Hans Zimmer has a film soundtrack CV as long as your arm. For many years now he has been one of the go-to Hollywood composers – very much a Jerry Goldsmith of his time in that respect. Revered, and rightly so, for both the impact and the prolificacy of his work.

His soundtrack for Christopher Nolan’s Dunkirk, is arguably his crowning achievement to date.

It’s a quite astonishing effort, in fact. Admirable for its simplicity, yet breathtakingly tense and evocative in its impact. An unremitting soundscape that compliments perfectly a film that is essentially one elongated action scene.

All too rare is it that a soundtrack forms the most prominent, pivotal aspect of a film, but Hans Zimmer’s repetitive score is absolutely integral here, forming an almost symbiotic relationship with Director, Christopher Nolan’s epic war film.

The sound of a ticking timepiece and the insistent chugging of outboard motors on a plethora of fishing boats, form something of a sonic metronomic device – the very crux of Zimmer’s score. These are then mimicked instrumentally through accelerating and decelerating orchestral tremolos and staccato passages of varying intensity. Eerie chromatic glissando string lines are then weaved in and out on top of this, morphing at times into the unsettling sound of German dive bombers and the like.

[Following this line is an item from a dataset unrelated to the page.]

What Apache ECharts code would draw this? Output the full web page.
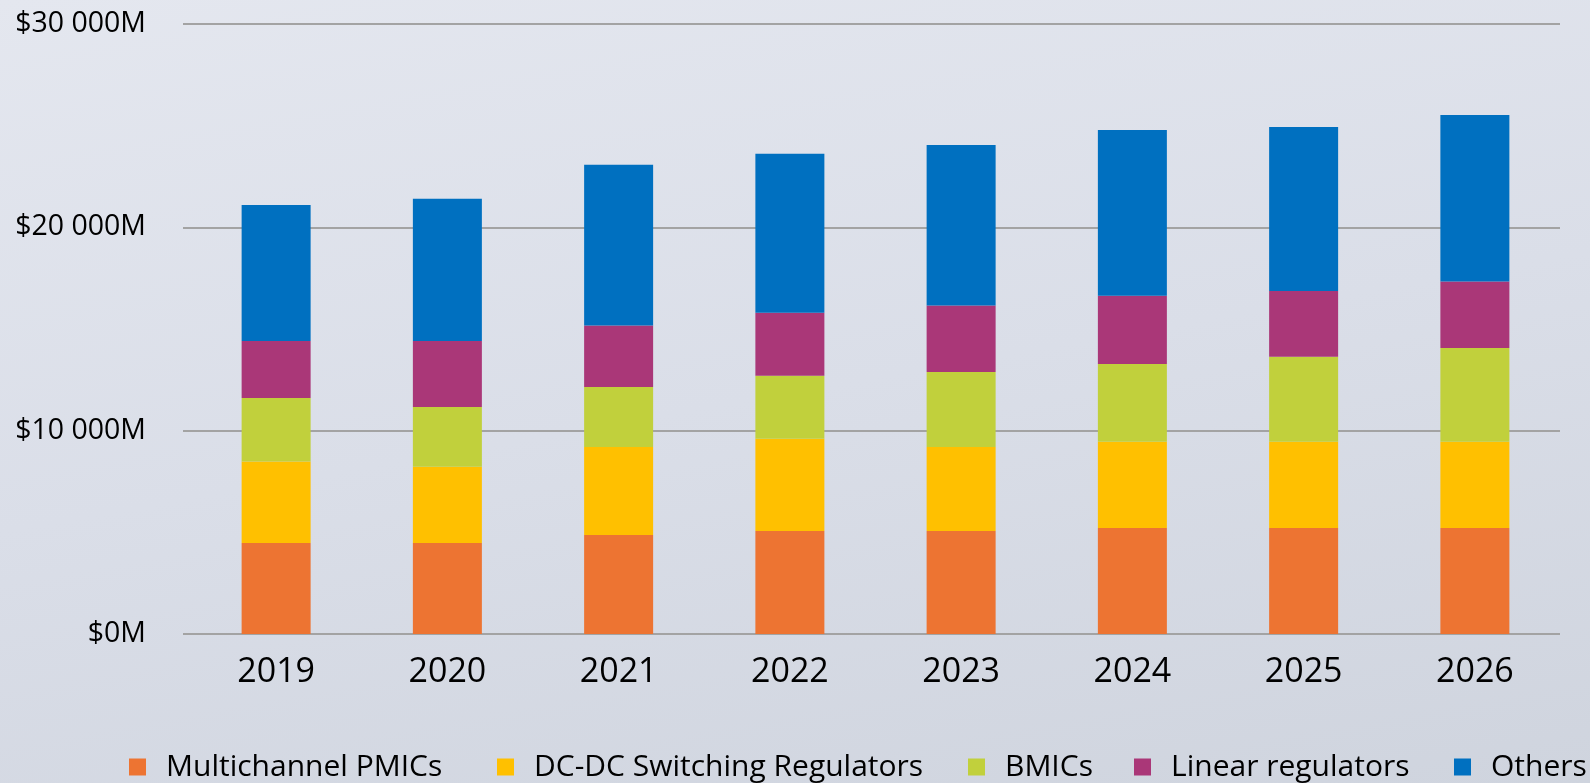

It’s breathtaking, sensational stuff.

But whilst Zimmer’s score no doubt enhances the entire cinematic experience greatly, it’s not to take away from the nuts and bolts of the film itself. Nolan’s vision is rich in both feel and flow. A most visceral and enthralling effort charting the progress (or rather lack of), of a desperate band of thousands of men and boys, stranded on the beaches of Northern France, embroiled in a desperate game of survival – sitting ducks to wave upon wave of enemy fire.

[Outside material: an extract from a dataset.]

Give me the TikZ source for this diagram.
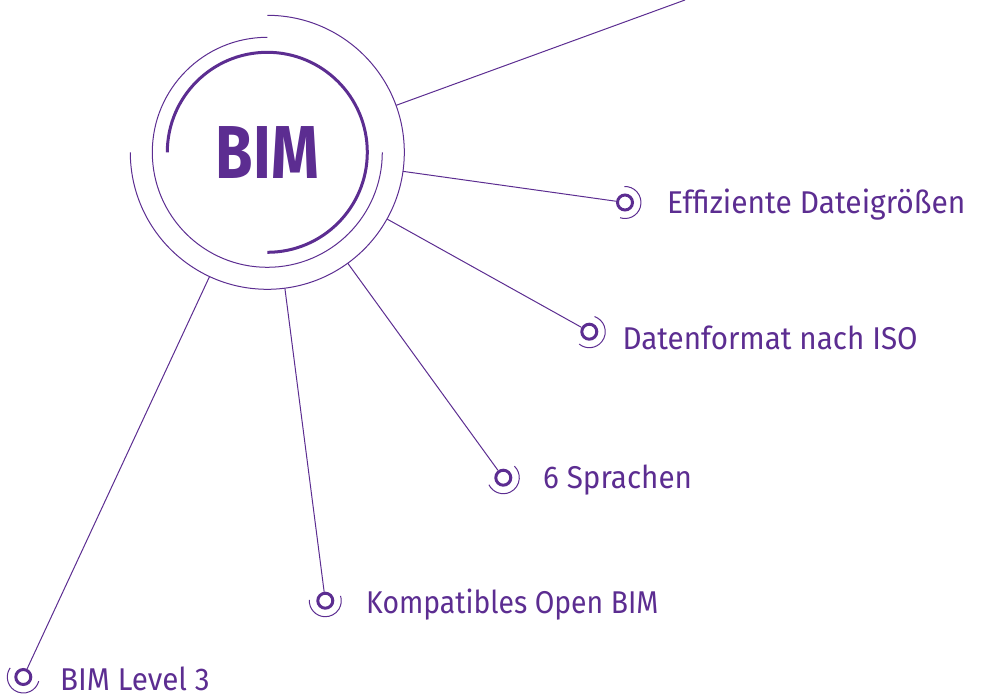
\documentclass[tikz,border=0pt]{standalone}
\usepackage{fontspec}
\usepackage{graphicx}
\usetikzlibrary{calc}
\setmainfont{Fira Sans}
\definecolor{pp}{HTML}{5C2D91}
\newcommand{\sq}[1]{\scalebox{0.94}[1]{#1}}
\begin{document}
\begin{tikzpicture}[x=1pt,y=1pt,
  hair/.style={draw=pp, line width=1pt},
  bul/.style={circle, draw=pp, line width=3pt, minimum size=15pt, inner sep=0pt},
  lbl/.style={anchor=base west, inner sep=0pt, text=pp, font=\fontsize{31.5}{36}\selectfont},
]
\useasboundingbox (0,0) rectangle (985,-696);
\coordinate (C) at (267.3,-152.3);
% central node
\node[circle, minimum size=274pt, inner sep=0pt, text=pp,
      font=\bfseries\fontsize{75}{80}\selectfont] (c) at (C) {\raisebox{-2pt}{\scalebox{0.81}[1]{BIM}}};
% rings
\draw[hair] ($(C)+(0,115)$) arc[start angle=90, end angle=360, radius=115];
\draw[hair] ($(C)+(-137,0)$) arc[start angle=-180, end angle=90, radius=137];
\draw[draw=pp, line width=3pt] ($(C)+(-100,0)$) arc[start angle=180, end angle=-90, radius=100];
% bullets
\node[bul] (b1) at (625,-202.5) {};
\node[bul] (b2) at (589.3,-331.7) {};
\node[bul] (b3) at (503.3,-477.7) {};
\node[bul] (b4) at (325.3,-600.7) {};
\node[bul] (b5) at (23.3,-677) {};
\coordinate (tr) at (685,0);
% connectors
\draw[hair] (c) -- (tr);
\foreach \b in {b1,b2,b3,b4,b5} { \draw[hair] (c) -- (\b); }
% bullet outer arcs
\foreach \b/\o in {b1/-8, b2/-29.1, b3/-54, b4/-82.6, b5/245.1} {
  \draw[hair] (\b.center) ++(\o-100:16) arc[start angle=\o-100, end angle=\o+100, radius=16];
}
% labels
\node[lbl] (t1) at (667,-213.3) {\scalebox{0.95}[1]{Effiziente Dateigrößen}};
\node[lbl] (t2) at (622.3,-349.3) {\sq{Datenformat nach ISO}};
\node[lbl] (t3) at (543,-488.5) {\sq{6 Sprachen}};
\node[lbl] (t4) at (366,-613.3) {\scalebox{0.9}[1]{Kompatibles Open BIM}};
\node[lbl] (t5) at (60,-690) {\sq{BIM Level 3}};
\end{tikzpicture}
\end{document}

Whilst we can rightly point to the on-screen presence and qualities of Kenneth Brannagh, Mark Rylance, Cillian Murphy, and not to forget a particularly measured, yet heroic performance from spitfire pilot, Tom Hardy, Dunkirk is not a film of star names or star turns. There is little by way of character development here, and in this instance, that’s not a bad thing, almost as though to emphasise the point that all of these allied soldiers, no matter their rank or background, were mere numbers here facing the same grim uncertainty.

Nolan’s direction is both strong and purposeful but never overly-indulgent, and never distracts from the film’s core theme and message.

Once again though it’s Zimmer’s score which takes centre stage, having the last, glorious word when the tide of events finally turns in the Allies’ favour, with a stripped down, minimalistic interpretation of Elgar’s Nimrod.

It’ll have the hairs raised on the backs of even the most peace-loving of non-patriotic pacifists.

Dunkirk is a very fine war film indeed. A brilliant, big screen contemporary re-imagining of one of the most significant episodes of World War II, conveying, without the need for overly-gratuitous violence, a most harrowing vision of war.